■ **DO THIS**:
Omit every picture, and retype the lines that run from the beginning of the data below through the line containing "plt.rcParams['font.family'] = ['Noto", inclusive.

— Start —

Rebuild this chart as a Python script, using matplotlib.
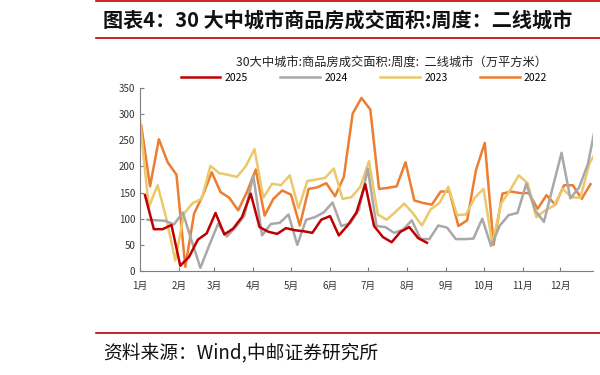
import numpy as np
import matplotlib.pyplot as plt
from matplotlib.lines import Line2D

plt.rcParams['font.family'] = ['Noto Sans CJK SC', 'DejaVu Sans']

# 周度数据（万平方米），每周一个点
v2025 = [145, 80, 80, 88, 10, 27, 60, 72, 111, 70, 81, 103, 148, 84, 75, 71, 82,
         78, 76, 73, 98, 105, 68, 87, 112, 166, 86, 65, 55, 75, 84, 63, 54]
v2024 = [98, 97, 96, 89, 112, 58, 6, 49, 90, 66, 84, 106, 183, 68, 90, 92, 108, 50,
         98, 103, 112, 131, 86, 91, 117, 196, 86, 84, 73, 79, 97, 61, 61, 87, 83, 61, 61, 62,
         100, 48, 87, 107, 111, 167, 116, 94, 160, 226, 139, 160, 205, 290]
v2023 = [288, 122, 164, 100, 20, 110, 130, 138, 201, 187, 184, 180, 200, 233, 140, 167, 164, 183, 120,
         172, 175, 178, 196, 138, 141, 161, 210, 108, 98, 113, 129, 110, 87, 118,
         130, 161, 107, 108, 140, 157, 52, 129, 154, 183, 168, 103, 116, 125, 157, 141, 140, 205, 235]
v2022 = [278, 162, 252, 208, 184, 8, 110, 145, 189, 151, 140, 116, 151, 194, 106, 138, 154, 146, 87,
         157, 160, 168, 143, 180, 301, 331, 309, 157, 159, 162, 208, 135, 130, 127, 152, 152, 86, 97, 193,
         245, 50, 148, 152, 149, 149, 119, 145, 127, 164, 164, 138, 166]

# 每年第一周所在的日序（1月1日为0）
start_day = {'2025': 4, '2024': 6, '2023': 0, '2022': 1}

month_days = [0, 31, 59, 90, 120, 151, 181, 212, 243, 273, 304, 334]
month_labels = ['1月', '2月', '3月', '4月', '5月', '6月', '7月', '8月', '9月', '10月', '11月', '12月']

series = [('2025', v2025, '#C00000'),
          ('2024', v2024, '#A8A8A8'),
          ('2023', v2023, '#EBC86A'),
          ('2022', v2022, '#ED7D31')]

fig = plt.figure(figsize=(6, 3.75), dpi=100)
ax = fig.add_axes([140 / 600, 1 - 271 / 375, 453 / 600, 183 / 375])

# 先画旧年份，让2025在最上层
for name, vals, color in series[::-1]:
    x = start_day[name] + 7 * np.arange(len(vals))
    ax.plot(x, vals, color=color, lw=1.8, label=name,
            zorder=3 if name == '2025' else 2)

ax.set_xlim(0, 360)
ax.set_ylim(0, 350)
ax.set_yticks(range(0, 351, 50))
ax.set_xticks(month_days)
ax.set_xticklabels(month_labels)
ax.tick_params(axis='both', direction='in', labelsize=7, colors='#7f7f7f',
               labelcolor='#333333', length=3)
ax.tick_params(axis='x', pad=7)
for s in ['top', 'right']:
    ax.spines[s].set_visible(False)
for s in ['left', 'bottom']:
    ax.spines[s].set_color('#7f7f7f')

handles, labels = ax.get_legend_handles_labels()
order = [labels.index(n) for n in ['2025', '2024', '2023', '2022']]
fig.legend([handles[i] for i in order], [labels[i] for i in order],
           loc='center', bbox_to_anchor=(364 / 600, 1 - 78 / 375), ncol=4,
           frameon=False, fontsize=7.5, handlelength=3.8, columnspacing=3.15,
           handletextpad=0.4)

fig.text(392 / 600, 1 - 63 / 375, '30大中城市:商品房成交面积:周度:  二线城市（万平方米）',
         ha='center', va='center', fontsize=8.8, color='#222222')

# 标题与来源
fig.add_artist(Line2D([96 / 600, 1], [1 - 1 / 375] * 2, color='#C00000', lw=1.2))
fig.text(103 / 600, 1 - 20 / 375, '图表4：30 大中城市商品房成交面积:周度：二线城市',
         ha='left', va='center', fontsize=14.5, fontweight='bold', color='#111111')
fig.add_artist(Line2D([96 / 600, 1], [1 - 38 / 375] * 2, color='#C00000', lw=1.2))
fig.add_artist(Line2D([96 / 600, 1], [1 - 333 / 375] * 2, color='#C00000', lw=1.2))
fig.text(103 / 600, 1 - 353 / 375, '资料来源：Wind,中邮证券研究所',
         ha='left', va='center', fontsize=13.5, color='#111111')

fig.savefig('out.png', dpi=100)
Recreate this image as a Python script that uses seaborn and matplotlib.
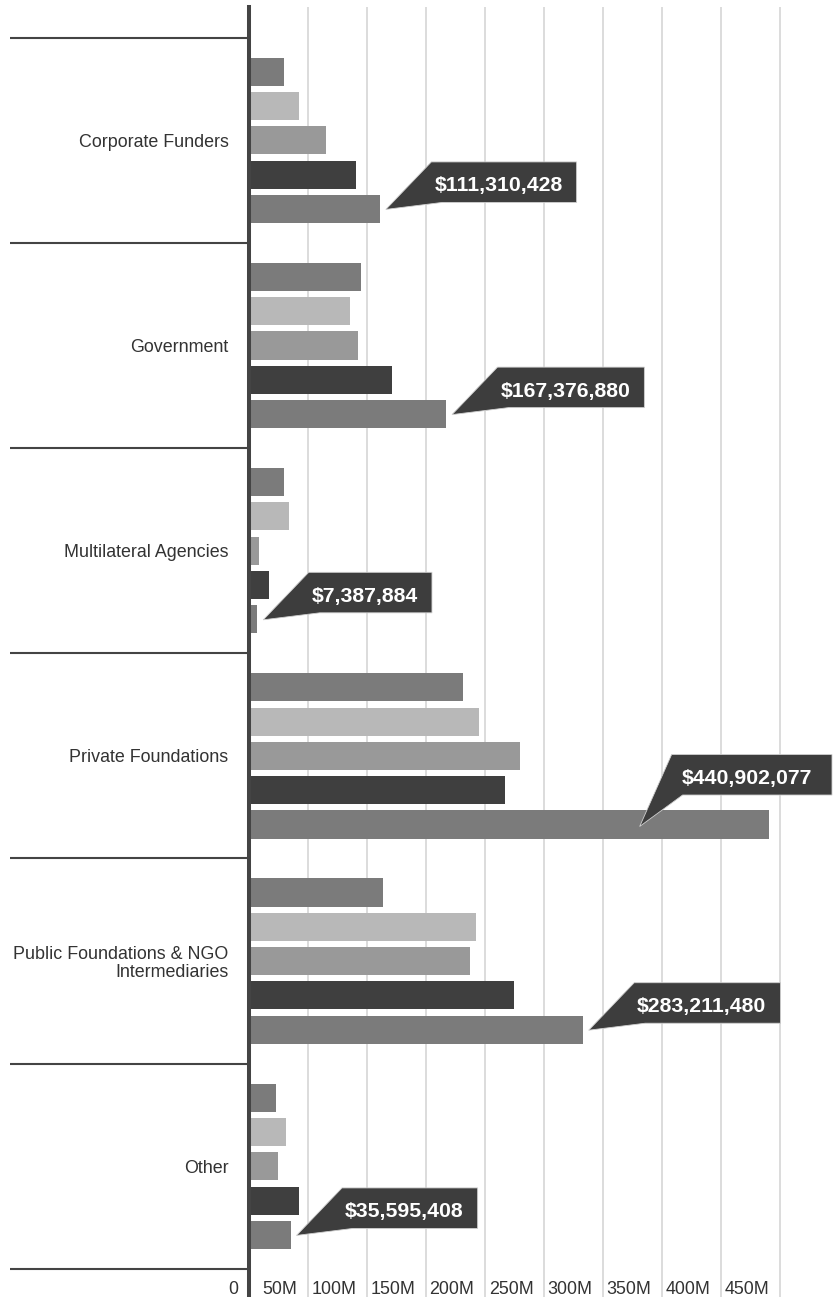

— End —

■ **RESPONSE BELOW**:
Rebuild this chart as a Python script, using matplotlib.
import numpy as np
import matplotlib.pyplot as plt
from matplotlib.lines import Line2D

plt.rcParams['font.family'] = ['Noto Sans CJK SC', 'DejaVu Sans']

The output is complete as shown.